Missing HD space after freespace wipe

keesa

New Member
Win XP Pro SP2
Eraser 5.86.1
Last night I left Eraser to run Schneier's 7 pass freespace wipe on c:\ overnight.
I included cluster tips and alternate data streams, I told it to shut down when finished.
I stopped all unnecessary services before running Eraser and I had 1.1gb free space when I fired it up.
This AM laptop was off, started it up, had 50mb free.
I have no ~ERAFSWD.TMP on the c:\ drive and I have no 1gb mystery files.
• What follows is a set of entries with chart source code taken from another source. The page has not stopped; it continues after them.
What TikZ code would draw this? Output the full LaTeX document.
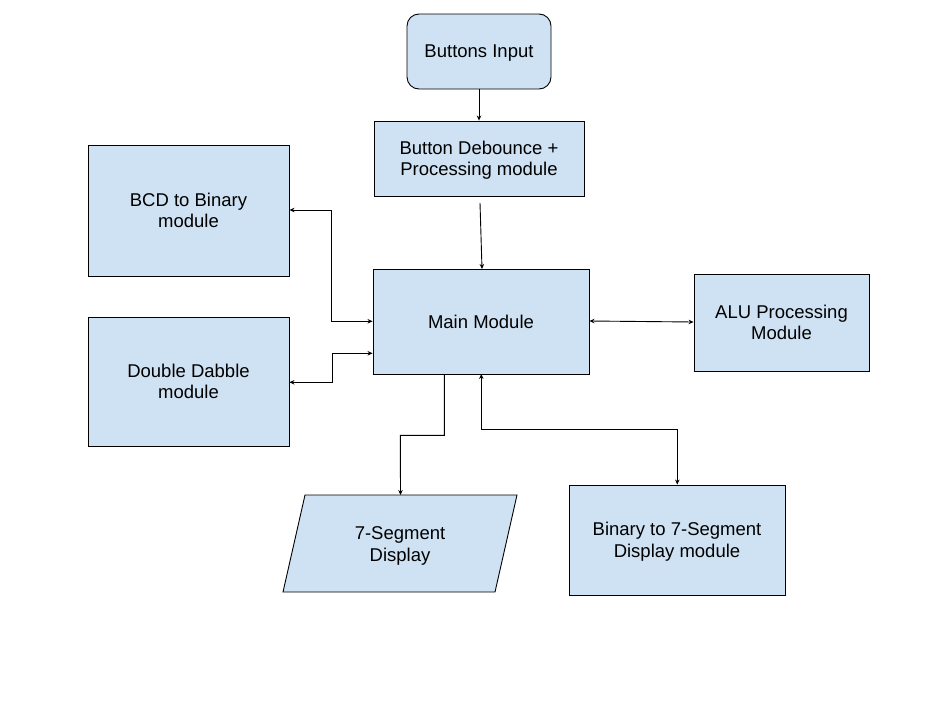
\documentclass[tikz,border=0pt]{standalone}
\usepackage{fontspec}
\setmainfont{Liberation Sans}
\usetikzlibrary{arrows.meta,shapes.geometric}
\definecolor{boxfill}{HTML}{CFE2F3}
\tikzset{
  box/.style={draw=black,fill=boxfill,line width=0.9pt,inner sep=0pt,align=center,text depth=0pt,font=\fontsize{18.5}{21.5}\selectfont},
  conn/.style={draw=black,line width=0.9pt,-{Stealth[length=5pt,width=4.5pt]}},
  bconn/.style={draw=black,line width=0.9pt,{Stealth[length=5pt,width=4.5pt]}-{Stealth[length=5pt,width=4.5pt]}},
}
\begin{document}
\begin{tikzpicture}[x=1pt,y=-1pt]
\useasboundingbox (0,0) rectangle (949,720);
\node[box,rounded corners=12pt,minimum width=144pt,minimum height=75pt] (bi) at (479,51.5) {Buttons Input};
\node[box,minimum width=210pt,minimum height=75pt] (deb) at (479,158.5) {Button Debounce +\\Processing module};
\node[box,minimum width=201pt,minimum height=131pt] (bcd) at (188.5,210.5) {BCD to Binary\\module};
\node[box,minimum width=201pt,minimum height=129pt] (dd) at (188.5,381.5) {Double Dabble\\module};
\node[box,minimum width=216pt,minimum height=105pt] (main) at (481,321.5) {Main Module};
\node[box,minimum width=175pt,minimum height=97pt] (alu) at (781.5,322.5) {ALU Processing\\Module};
\node[box,minimum width=216pt,minimum height=110pt] (bin) at (677,540) {Binary to 7-Segment\\Display module};
\path[draw=black,fill=boxfill,line width=0.9pt] (305,495) -- (517,495) -- (495,592) -- (283,592) -- cycle;
\node[font=\fontsize{18.5}{21.5}\selectfont,align=center,text depth=0pt] (seg) at (400,544) {7-Segment\\Display};
\coordinate (segtop) at (400.5,495);
\coordinate (debout) at (480,203);
\draw[conn] (bi.south) -- (deb.north);
\draw[conn] (debout) -- (482,269);
\draw[bconn] (main.west |- 0,321.3) -| (331,210) -- (bcd.east |- 0,210);
\draw[bconn] (main.west |- 0,353.3) -| (332.3,382.3) -- (dd.east |- 0,382.3);
\draw[bconn] (main.east |- 0,321) -- (alu.west |- 0,322);
\draw[conn] (444.3,374) |- (400.3,435.3) -- (segtop);
\draw[bconn] (481.3,374) |- (677.3,429.3) -- (bin.north -| 677.3,0);
\end{tikzpicture}
\end{document}
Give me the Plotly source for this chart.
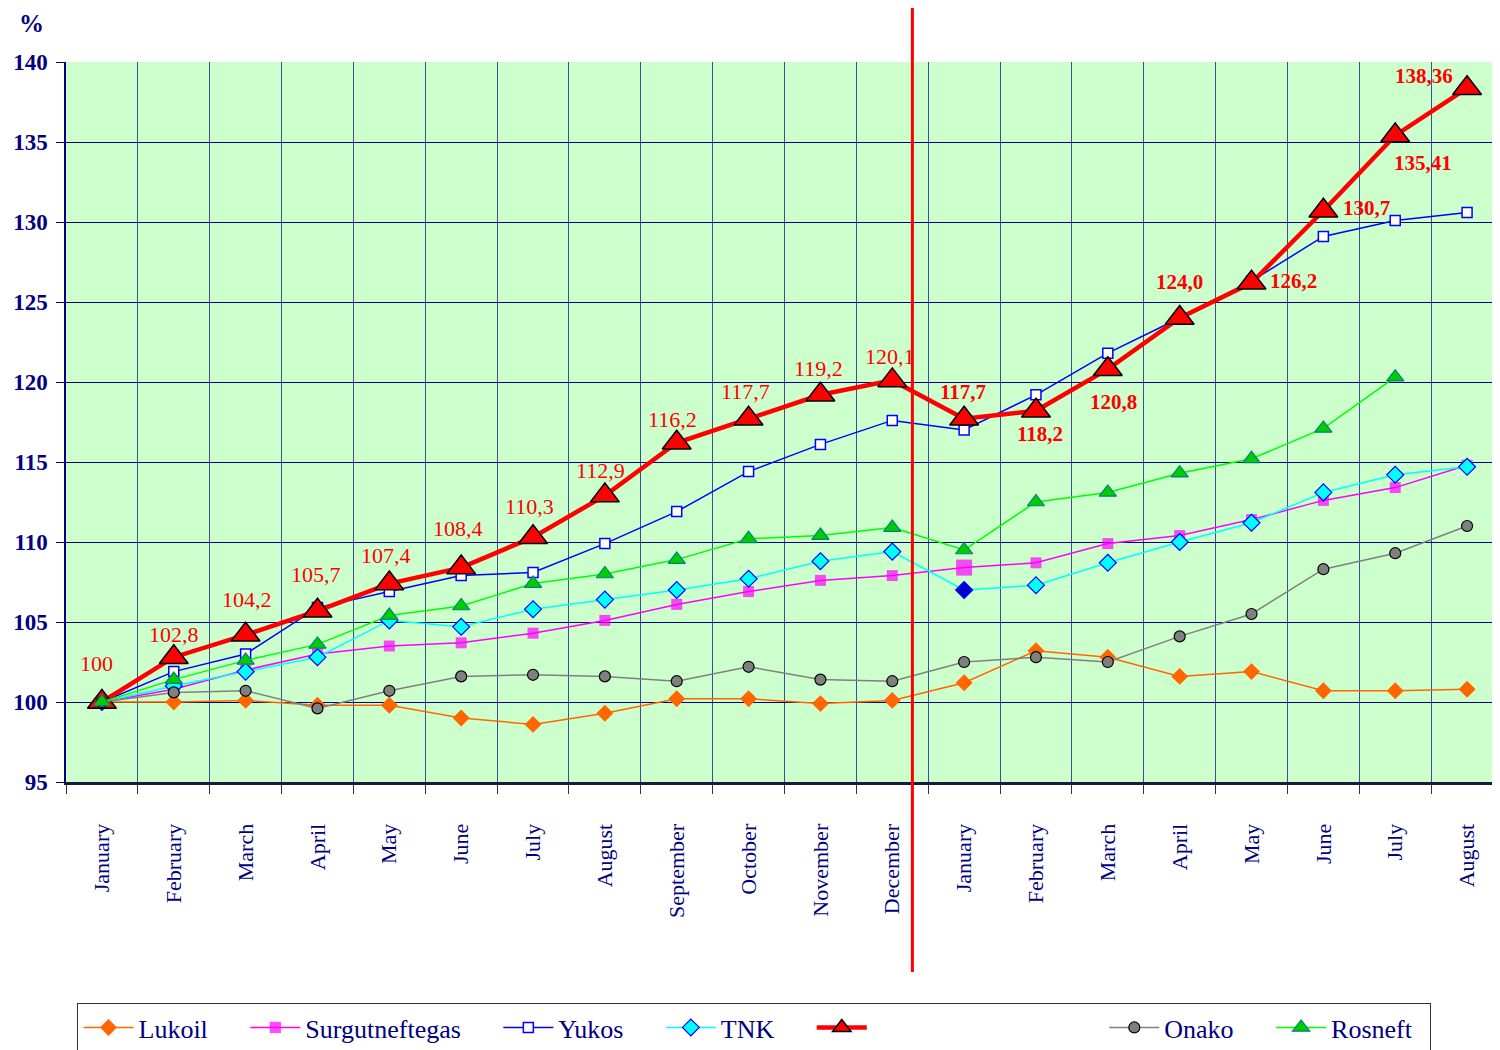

Anybody have any ideas for me?
 
Schneier's 7 pass used for a freespace wipe would take more time than over night(you should use 1 pass of Pseudoradom Data, you can up the number of passes but that would take much more time), you don't meantion HD size. You system might have been interrupted by something at the start of the erasing process (if you stop all unnessary processes you wouldn't have interuptions) so there wouldn't be a ~ERAFSWD.TMP folder made yet.
I stopped all unnecessary services
You should stop all unnessary processes, not unnessary services. Use the Windows Task manager, to do this press Ctrl + Alt + Delete. Click on the processes tab highlight the processes one by one then click "END PROCESS" button at the bottom of the page. The processes will come back on reboot of the computer.
 
Freespace after wipe

Carver said:
Schneier's 7 pass used for a freespace wipe would take more time than over night(you should use 1 pass of Pseudoradom Data, you can up the number of passes but that would take much more time), you don't meantion HD size. You system might have been interrupted by something at the start of the erasing process (if you stop all unnessary processes you wouldn't have interuptions) so there wouldn't be a ~ERAFSWD.TMP folder made yet.
It's an old laptop with a 10gb drive, 1.1gb free (before wipe). Schneier's should be able to do a gig in 8 hours. I guess, I dunno. I could understand an interruption but, as you say, there's no ~ERAFSWD.TMP. If Schneier's did take longer than overnight I should have found it still running in the AM - it wasn't, it did the shutdown.
You should stop all unnessary processes, not unnessary services. Use the Windows Task manager, to do this press Ctrl + Alt + Delete. Click on the processes tab highlight the processes one by one then click "END PROCESS" button at the bottom of the page. The processes will come back on reboot of the computer.
I phrased that poorly, I did stop processes via Task Manager; turned off everything Windows would allow. But I also killed services such as AV, Wireless Zero Config, DHCP, Windows Audio, etc.